### Data lines
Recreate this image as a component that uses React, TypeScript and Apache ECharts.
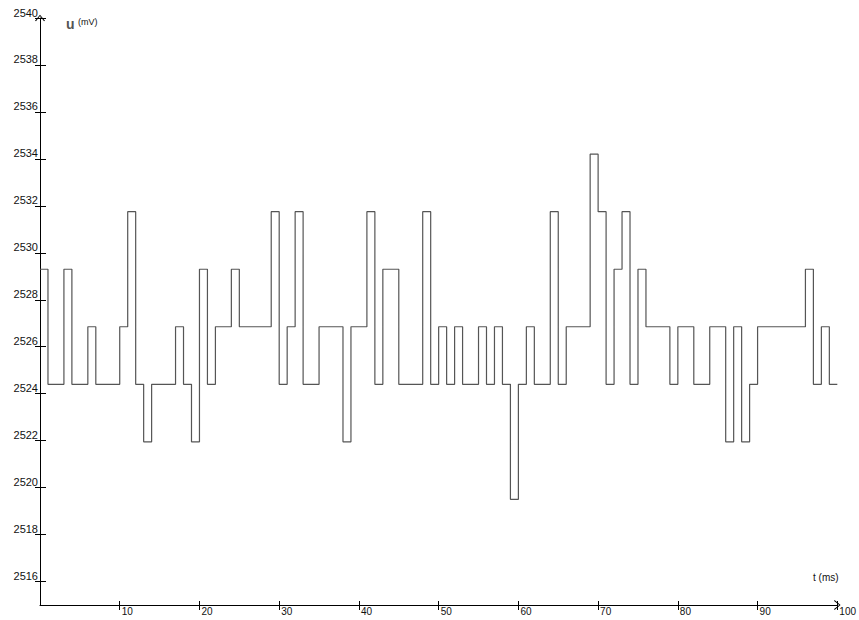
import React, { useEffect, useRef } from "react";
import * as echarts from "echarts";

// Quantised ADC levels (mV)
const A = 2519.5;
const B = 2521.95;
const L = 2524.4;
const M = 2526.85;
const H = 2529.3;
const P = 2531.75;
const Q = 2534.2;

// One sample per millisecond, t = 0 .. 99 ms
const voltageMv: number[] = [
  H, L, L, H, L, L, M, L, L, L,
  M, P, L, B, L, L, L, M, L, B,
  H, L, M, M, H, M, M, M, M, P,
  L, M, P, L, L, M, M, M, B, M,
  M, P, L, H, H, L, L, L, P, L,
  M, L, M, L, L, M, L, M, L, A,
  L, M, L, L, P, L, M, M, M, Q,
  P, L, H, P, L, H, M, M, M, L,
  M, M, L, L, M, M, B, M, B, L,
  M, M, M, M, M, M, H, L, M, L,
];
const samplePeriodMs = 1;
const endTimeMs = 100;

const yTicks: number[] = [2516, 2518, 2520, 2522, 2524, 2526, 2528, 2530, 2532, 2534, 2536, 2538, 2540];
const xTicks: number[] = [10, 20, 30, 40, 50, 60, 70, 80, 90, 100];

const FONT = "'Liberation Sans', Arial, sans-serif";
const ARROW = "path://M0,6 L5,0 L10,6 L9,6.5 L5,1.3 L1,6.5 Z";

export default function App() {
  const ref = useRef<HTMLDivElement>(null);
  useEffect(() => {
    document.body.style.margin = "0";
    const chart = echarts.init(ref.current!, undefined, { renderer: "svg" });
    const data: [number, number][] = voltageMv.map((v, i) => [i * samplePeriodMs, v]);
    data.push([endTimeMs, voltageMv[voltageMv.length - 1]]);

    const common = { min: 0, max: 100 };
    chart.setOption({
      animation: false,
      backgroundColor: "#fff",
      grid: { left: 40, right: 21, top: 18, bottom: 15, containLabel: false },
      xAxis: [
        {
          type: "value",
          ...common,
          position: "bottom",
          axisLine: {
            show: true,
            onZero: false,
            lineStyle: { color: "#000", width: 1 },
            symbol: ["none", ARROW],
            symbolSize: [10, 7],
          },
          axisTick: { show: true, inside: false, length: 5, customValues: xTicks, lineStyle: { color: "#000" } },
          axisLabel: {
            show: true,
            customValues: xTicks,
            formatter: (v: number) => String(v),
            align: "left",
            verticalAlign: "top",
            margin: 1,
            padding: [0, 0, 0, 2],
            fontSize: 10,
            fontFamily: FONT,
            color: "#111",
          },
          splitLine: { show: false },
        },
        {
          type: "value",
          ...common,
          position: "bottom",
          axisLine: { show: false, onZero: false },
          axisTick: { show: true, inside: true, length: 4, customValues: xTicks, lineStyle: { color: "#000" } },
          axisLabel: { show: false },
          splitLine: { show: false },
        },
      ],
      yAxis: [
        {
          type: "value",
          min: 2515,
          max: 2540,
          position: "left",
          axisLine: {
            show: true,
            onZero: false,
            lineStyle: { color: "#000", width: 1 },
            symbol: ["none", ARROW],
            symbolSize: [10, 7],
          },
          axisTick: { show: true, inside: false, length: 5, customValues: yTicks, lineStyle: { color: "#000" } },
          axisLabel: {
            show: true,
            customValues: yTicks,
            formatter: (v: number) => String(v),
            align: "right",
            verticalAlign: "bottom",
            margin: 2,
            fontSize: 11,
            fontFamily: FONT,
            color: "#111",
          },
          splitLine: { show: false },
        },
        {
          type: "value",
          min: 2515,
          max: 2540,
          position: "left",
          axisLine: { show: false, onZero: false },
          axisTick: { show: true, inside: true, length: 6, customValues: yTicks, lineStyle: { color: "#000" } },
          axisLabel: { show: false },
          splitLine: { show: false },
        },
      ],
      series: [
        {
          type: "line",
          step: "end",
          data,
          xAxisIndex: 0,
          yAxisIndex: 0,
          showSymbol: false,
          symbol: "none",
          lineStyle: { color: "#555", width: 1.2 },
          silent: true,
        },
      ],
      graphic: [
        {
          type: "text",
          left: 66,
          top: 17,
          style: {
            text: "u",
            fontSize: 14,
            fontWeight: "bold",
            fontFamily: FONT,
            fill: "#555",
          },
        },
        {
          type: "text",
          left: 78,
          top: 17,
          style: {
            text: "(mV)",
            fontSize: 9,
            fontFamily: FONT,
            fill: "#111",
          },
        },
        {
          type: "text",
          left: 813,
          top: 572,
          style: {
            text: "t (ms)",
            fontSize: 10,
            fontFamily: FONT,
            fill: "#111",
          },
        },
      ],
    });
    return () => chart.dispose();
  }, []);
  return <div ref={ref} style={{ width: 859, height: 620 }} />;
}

### Problem
Make an exact reproduction of the listing above, without any pictures.

### Written response
Recreate this image as a component that uses React, TypeScript and Apache ECharts.
import React, { useEffect, useRef } from "react";
import * as echarts from "echarts";

// Quantised ADC levels (mV)
const A = 2519.5;
const B = 2521.95;
const L = 2524.4;
const M = 2526.85;
const H = 2529.3;
const P = 2531.75;
const Q = 2534.2;

// One sample per millisecond, t = 0 .. 99 ms
const voltageMv: number[] = [
  H, L, L, H, L, L, M, L, L, L,
  M, P, L, B, L, L, L, M, L, B,
  H, L, M, M, H, M, M, M, M, P,
  L, M, P, L, L, M, M, M, B, M,
  M, P, L, H, H, L, L, L, P, L,
  M, L, M, L, L, M, L, M, L, A,
  L, M, L, L, P, L, M, M, M, Q,
  P, L, H, P, L, H, M, M, M, L,
  M, M, L, L, M, M, B, M, B, L,
  M, M, M, M, M, M, H, L, M, L,
];
const samplePeriodMs = 1;
const endTimeMs = 100;

const yTicks: number[] = [2516, 2518, 2520, 2522, 2524, 2526, 2528, 2530, 2532, 2534, 2536, 2538, 2540];
const xTicks: number[] = [10, 20, 30, 40, 50, 60, 70, 80, 90, 100];

const FONT = "'Liberation Sans', Arial, sans-serif";
const ARROW = "path://M0,6 L5,0 L10,6 L9,6.5 L5,1.3 L1,6.5 Z";

export default function App() {
  const ref = useRef<HTMLDivElement>(null);
  useEffect(() => {
    document.body.style.margin = "0";
    const chart = echarts.init(ref.current!, undefined, { renderer: "svg" });
    const data: [number, number][] = voltageMv.map((v, i) => [i * samplePeriodMs, v]);
    data.push([endTimeMs, voltageMv[voltageMv.length - 1]]);

    const common = { min: 0, max: 100 };
    chart.setOption({
      animation: false,
      backgroundColor: "#fff",
      grid: { left: 40, right: 21, top: 18, bottom: 15, containLabel: false },
      xAxis: [
        {
          type: "value",
          ...common,
          position: "bottom",
          axisLine: {
            show: true,
            onZero: false,
            lineStyle: { color: "#000", width: 1 },
            symbol: ["none", ARROW],
            symbolSize: [10, 7],
          },
          axisTick: { show: true, inside: false, length: 5, customValues: xTicks, lineStyle: { color: "#000" } },
          axisLabel: {
            show: true,
            customValues: xTicks,
            formatter: (v: number) => String(v),
            align: "left",
            verticalAlign: "top",
            margin: 1,
            padding: [0, 0, 0, 2],
            fontSize: 10,
            fontFamily: FONT,
            color: "#111",
          },
          splitLine: { show: false },
        },
        {
          type: "value",
          ...common,
          position: "bottom",
          axisLine: { show: false, onZero: false },
          axisTick: { show: true, inside: true, length: 4, customValues: xTicks, lineStyle: { color: "#000" } },
          axisLabel: { show: false },
          splitLine: { show: false },
        },
      ],
      yAxis: [
        {
          type: "value",
          min: 2515,
          max: 2540,
          position: "left",
          axisLine: {
            show: true,
            onZero: false,
            lineStyle: { color: "#000", width: 1 },
            symbol: ["none", ARROW],
            symbolSize: [10, 7],
          },
          axisTick: { show: true, inside: false, length: 5, customValues: yTicks, lineStyle: { color: "#000" } },
          axisLabel: {
            show: true,
            customValues: yTicks,
            formatter: (v: number) => String(v),
            align: "right",
            verticalAlign: "bottom",
            margin: 2,
            fontSize: 11,
            fontFamily: FONT,
            color: "#111",
          },
          splitLine: { show: false },
        },
        {
          type: "value",
          min: 2515,
          max: 2540,
          position: "left",
          axisLine: { show: false, onZero: false },
          axisTick: { show: true, inside: true, length: 6, customValues: yTicks, lineStyle: { color: "#000" } },
          axisLabel: { show: false },
          splitLine: { show: false },
        },
      ],
      series: [
        {
          type: "line",
          step: "end",
          data,
          xAxisIndex: 0,
          yAxisIndex: 0,
          showSymbol: false,
          symbol: "none",
          lineStyle: { color: "#555", width: 1.2 },
          silent: true,
        },
      ],
      graphic: [
        {
          type: "text",
          left: 66,
          top: 17,
          style: {
            text: "u",
            fontSize: 14,
            fontWeight: "bold",
            fontFamily: FONT,
            fill: "#555",
          },
        },
        {
          type: "text",
          left: 78,
          top: 17,
          style: {
            text: "(mV)",
            fontSize: 9,
            fontFamily: FONT,
            fill: "#111",
          },
        },
        {
          type: "text",
          left: 813,
          top: 572,
          style: {
            text: "t (ms)",
            fontSize: 10,
            fontFamily: FONT,
            fill: "#111",
          },
        },
      ],
    });
    return () => chart.dispose();
  }, []);
  return <div ref={ref} style={{ width: 859, height: 620 }} />;
}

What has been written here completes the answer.